Ainsi, alors que les grandes villes d’Europe, de Londres à Rome et de Berlin à Madrid, et du monde, de Kyoto à Los Angeles et de Shanghai à Sydney, se sont dotées de parcs complets de diffusion de la musique, Paris reste désespérément privé d’un centre musical digne de sa renommée, les structures dont la capitale dispose s’avérant toutes incomplètes. Incapable de trouver les financements nécessaires et un accord avec la Ville de Paris, et, surtout, faute de réelle volonté politique – si l’Ircam est né, c’est par la volonté du Président de la République de l’époque, Georges Pompidou –, l’Etat préfère enterrer cet indispensable outil. Et l’on envisage à nouveau de faire du neuf avec du vieux, notamment en transformant le Théâtre de Chaillot en salle de concert. Mais l’acoustique y est si déplorable que les coûts des travaux d’adaptation pourraient s’avérer prohibitifs. Il est également question de l’acquisition par l’Etat de la Salle Pleyel, qui avait pourtant été vendue en 1998 à l’industriel Hubert Martigny lors de la débâcle de la banque publique Crédit lyonnais…
En outre, la musique contemporaine et les ensembles qui la diffusent voient peser sur eux telle une épée de Damoclès les conséquences des restrictions budgétaires annoncées pour 2004, restrictions assurément précédées dès cette année d’un « collectif budgétaire ». Après une lettre ouverte à Jean-Jacques Aillagon, ministre de la Culture, émanant de L’Itinéraire, qui s’inquiétait de la remise en cause par la Drac (Direction régionale des affaires culturelles) Ile-de-France de ses engagements, les ensembles s’attendent à une réduction de leurs subventions de vingt-quatre pour cent. Et ce ne sont pas, ici aussi, les institutions régionales qui combleront totalement les défaillances de l’Etat, la musique contemporaine n’étant pas un support de propagande électoral, et encore moins les entreprises, qui, à de rares exceptions près, ne voient pas en la création musicale un outil de communication digne de ce nom.

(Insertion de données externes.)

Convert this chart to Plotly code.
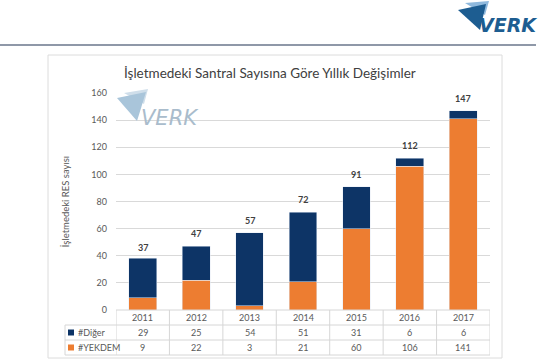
import plotly.graph_objects as go

years = ["2011", "2012", "2013", "2014", "2015", "2016", "2017"]
diger = [29, 25, 54, 51, 31, 6, 6]
yekdem = [9, 22, 3, 21, 60, 106, 141]
totals = [37, 47, 57, 72, 91, 112, 147]

title = "İşletmedeki Santral Sayısına Göre Yıllık Değişimler"
ytitle = "İşletmedeki RES sayısı"
series_names = ["#Diğer", "#YEKDEM"]

C_DIGER = "#0d3466"
C_YEK = "#ed7d31"
TXT = "#595959"
FONT = "Lato"

W, H = 544, 360
L, R, T, B = 116, 490, 93, 310  # plot area in pixels


def px(x):
    return (x - L) / (R - L)


def py(y):
    return (B - y) / (B - T)


def tri(pts):
    (a, b), (c, d), (e, f) = pts
    return f"M {px(a)} {py(b)} L {px(c)} {py(d)} L {px(e)} {py(f)} Z"


fig = go.Figure()
fig.add_trace(go.Bar(x=years, y=yekdem, name=series_names[1], marker_color=C_YEK,
                     width=0.52, showlegend=False))
fig.add_trace(go.Bar(x=years, y=diger, name=series_names[0], marker_color=C_DIGER,
                     width=0.52, showlegend=False))

shapes = []
# header line
shapes.append(dict(type="line", xref="paper", yref="paper", x0=px(0), x1=px(536),
                   y0=py(45), y1=py(45), line=dict(color="#8f98a8", width=2)))
# chart box
shapes.append(dict(type="rect", xref="paper", yref="paper", x0=px(48), x1=px(502),
                   y0=py(358), y1=py(55), line=dict(color="#dcdcdc", width=1)))

# table grid
grid = "#d6d6d6"
row_y = [310, 325, 340, 355]
for i, yy in enumerate(row_y):
    x0 = L if i == 0 else 65
    shapes.append(dict(type="line", xref="paper", yref="paper", x0=px(x0), x1=px(R),
                       y0=py(yy), y1=py(yy), line=dict(color=grid, width=1)))
for k in range(len(years) + 1):
    shapes.append(dict(type="line", xref="x", yref="paper", x0=k - 0.5, x1=k - 0.5,
                       y0=py(310), y1=py(355), line=dict(color=grid, width=1)))
shapes.append(dict(type="line", xref="paper", yref="paper", x0=px(65), x1=px(65),
                   y0=py(325), y1=py(355), line=dict(color=grid, width=1)))

# legend keys in table
for yy, c in [(332.5, C_DIGER), (347.5, C_YEK)]:
    shapes.append(dict(type="rect", xref="paper", yref="paper", x0=px(68), x1=px(74),
                       y0=py(yy + 3), y1=py(yy - 3), fillcolor=c, line=dict(width=0)))

# logo top right
shapes.append(dict(type="path", xref="paper", yref="paper",
                   path=tri([(465, 3), (489, 1), (485, 15)]),
                   fillcolor="#8fb9dd", line=dict(width=0)))
shapes.append(dict(type="path", xref="paper", yref="paper",
                   path=tri([(458, 10), (486, 4), (480, 30)]),
                   fillcolor="#1d5d91", line=dict(width=0)))
# watermark
shapes.append(dict(type="path", xref="paper", yref="paper",
                   path=tri([(124, 93), (148, 89), (144, 104)]),
                   fillcolor="#cfdeea", line=dict(width=0)))
shapes.append(dict(type="path", xref="paper", yref="paper",
                   path=tri([(117, 98), (146, 92), (137, 121)]),
                   fillcolor="#a9c5da", line=dict(width=0)))

ann = []


def text(t, x, y, size=9, color=TXT, xref="paper", xanchor="center", **fkw):
    ann.append(dict(text=t, xref=xref, yref="paper", x=x, y=y, xanchor=xanchor,
                    yanchor="middle", showarrow=False,
                    font=dict(family=fkw.pop("family", FONT), size=size, color=color, **fkw)))


text(title, px(270), py(73), size=13.5, color="#404040")
text("VERK", px(508), py(25), size=19, color="#1d5d91", family="DejaVu Sans",
     weight="bold", style="italic")
text("VERK", px(170), py(118), size=21, color="#a9bccc", family="DejaVu Sans",
     style="italic")
for i, yr in enumerate(years):
    text(yr, i, py(317.5), xref="x")
    text(str(diger[i]), i, py(332.5), xref="x")
    text(str(yekdem[i]), i, py(347.5), xref="x")
    ann.append(dict(text=str(totals[i]), xref="x", yref="y", x=i, y=totals[i],
                    xanchor="center", yanchor="bottom", yshift=5, showarrow=False,
                    font=dict(family=FONT, size=9, color="#404040", weight="bold")))
for yy, nm in [(332.5, series_names[0]), (347.5, series_names[1])]:
    text(nm, px(76), py(yy), xanchor="left")

fig.update_layout(
    width=W, height=H, barmode="stack",
    margin=dict(l=L, r=W - R, t=T, b=H - B, pad=0, autoexpand=False),
    paper_bgcolor="white", plot_bgcolor="white",
    shapes=shapes, annotations=ann, bargap=0.48,
    xaxis=dict(type="category", showticklabels=False, showgrid=False, zeroline=False,
               showline=False, ticks="", automargin=False, range=[-0.5, 6.5]),
    yaxis=dict(range=[0, 160], dtick=20, showgrid=True, gridcolor="#d9d9d9", gridwidth=1,
               zeroline=False, showline=False, ticks="", ticklabelstandoff=8,
               automargin=False,
               tickfont=dict(family=FONT, size=9, color=TXT),
               title=dict(text=ytitle, standoff=20,
                          font=dict(family=FONT, size=9.5, color=TXT))),
)

fig.write_html("out.html", config={"displayModeBar": False},
               post_script="document.body.style.margin='0';")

La musique à Paris et sa diffusion ont donc toutes les (mal)chances de rester en l’état laissé par le fait de deux princes épris de culture et d’art contemporains pour l’un, le président Georges Pompidou, et d’architecture pour l’autre, le président François Mitterrand. Il suffirait pourtant d’un petit coup de pousse, un ultime effort financier pour que l’attente du public, mélomane averti et profane inclus, et des musiciens soit comblée, et pour que les orchestres symphoniques et la création musicale « savante », de plus en plus vouée à la marginalisation alors même que son audience tend à s’élargir, quoiqu’en disent les frileux, disposent enfin de l’ensemble des structures indispensables à leur propagation.